-- Stored rows --
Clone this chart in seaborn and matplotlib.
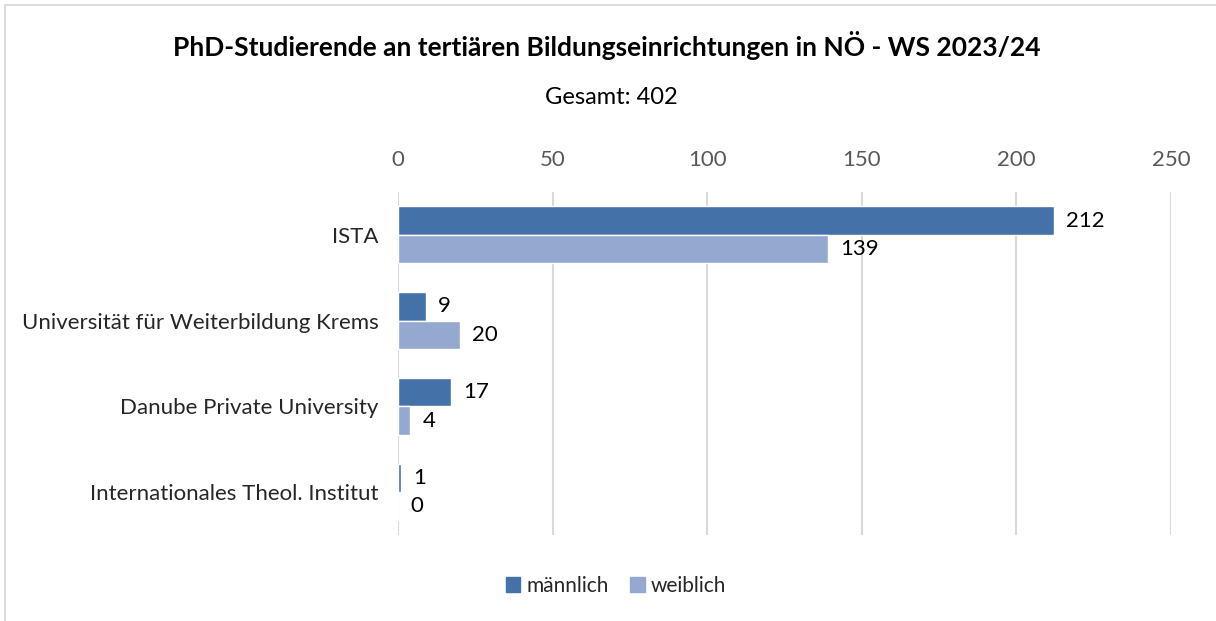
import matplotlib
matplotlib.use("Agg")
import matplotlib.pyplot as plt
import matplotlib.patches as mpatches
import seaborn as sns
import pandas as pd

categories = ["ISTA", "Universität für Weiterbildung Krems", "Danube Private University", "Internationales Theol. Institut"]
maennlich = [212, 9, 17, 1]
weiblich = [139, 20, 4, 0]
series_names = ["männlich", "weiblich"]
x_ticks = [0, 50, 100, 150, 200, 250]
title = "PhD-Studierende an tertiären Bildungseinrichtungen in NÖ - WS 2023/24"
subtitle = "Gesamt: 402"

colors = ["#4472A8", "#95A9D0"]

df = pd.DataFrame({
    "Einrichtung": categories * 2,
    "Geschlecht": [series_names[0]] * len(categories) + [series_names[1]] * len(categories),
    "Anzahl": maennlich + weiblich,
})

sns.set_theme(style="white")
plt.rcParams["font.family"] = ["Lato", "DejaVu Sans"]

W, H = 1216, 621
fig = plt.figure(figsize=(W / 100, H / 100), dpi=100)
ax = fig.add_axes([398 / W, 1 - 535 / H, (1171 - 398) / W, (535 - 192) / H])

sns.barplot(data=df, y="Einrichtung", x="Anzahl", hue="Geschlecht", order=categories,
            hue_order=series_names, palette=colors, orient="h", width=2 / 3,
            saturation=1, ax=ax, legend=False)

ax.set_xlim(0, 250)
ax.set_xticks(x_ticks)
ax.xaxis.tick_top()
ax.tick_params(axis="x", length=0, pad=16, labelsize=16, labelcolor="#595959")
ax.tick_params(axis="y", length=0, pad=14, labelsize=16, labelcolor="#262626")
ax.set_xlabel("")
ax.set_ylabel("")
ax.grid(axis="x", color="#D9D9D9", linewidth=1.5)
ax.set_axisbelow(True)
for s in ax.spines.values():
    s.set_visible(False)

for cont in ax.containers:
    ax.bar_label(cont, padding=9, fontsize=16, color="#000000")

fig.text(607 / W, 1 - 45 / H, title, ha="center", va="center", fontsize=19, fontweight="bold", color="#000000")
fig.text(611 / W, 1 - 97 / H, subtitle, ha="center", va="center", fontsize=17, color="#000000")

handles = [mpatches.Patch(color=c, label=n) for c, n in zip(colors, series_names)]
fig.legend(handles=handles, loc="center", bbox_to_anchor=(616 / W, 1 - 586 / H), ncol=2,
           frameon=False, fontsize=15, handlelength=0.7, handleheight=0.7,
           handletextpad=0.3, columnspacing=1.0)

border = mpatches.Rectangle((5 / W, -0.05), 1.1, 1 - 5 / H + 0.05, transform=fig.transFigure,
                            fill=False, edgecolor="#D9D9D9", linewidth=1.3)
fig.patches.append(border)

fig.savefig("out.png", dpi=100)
...
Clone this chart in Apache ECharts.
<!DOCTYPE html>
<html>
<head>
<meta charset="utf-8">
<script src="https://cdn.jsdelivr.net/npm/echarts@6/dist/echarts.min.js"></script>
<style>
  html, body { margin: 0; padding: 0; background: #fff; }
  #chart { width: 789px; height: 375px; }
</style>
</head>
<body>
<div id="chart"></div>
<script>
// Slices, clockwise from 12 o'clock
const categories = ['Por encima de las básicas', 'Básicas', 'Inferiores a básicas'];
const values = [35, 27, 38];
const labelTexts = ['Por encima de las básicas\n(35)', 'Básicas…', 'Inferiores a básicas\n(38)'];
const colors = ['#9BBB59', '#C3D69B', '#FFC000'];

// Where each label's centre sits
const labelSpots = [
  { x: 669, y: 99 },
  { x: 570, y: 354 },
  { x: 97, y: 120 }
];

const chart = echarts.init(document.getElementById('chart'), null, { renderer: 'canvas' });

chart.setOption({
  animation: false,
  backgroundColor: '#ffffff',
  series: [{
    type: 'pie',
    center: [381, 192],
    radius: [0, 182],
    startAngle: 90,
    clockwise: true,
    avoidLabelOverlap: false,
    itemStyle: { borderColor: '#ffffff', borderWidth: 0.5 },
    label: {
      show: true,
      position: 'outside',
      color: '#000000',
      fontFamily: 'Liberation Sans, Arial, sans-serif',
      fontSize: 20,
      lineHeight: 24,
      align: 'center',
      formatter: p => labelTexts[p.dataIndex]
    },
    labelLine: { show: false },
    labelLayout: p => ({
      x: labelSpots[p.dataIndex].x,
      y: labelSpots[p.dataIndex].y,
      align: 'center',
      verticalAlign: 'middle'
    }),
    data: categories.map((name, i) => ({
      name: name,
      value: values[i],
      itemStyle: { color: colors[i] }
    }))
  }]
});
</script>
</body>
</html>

-- What the task asks --
With the pictures removed from your copy, retype the lines above from the one that contains "Clone this chart in seaborn and matplotlib." through the one that contains "import pandas as pd", exactly.

-- Answer below --
Clone this chart in seaborn and matplotlib.
import matplotlib
matplotlib.use("Agg")
import matplotlib.pyplot as plt
import matplotlib.patches as mpatches
import seaborn as sns
import pandas as pd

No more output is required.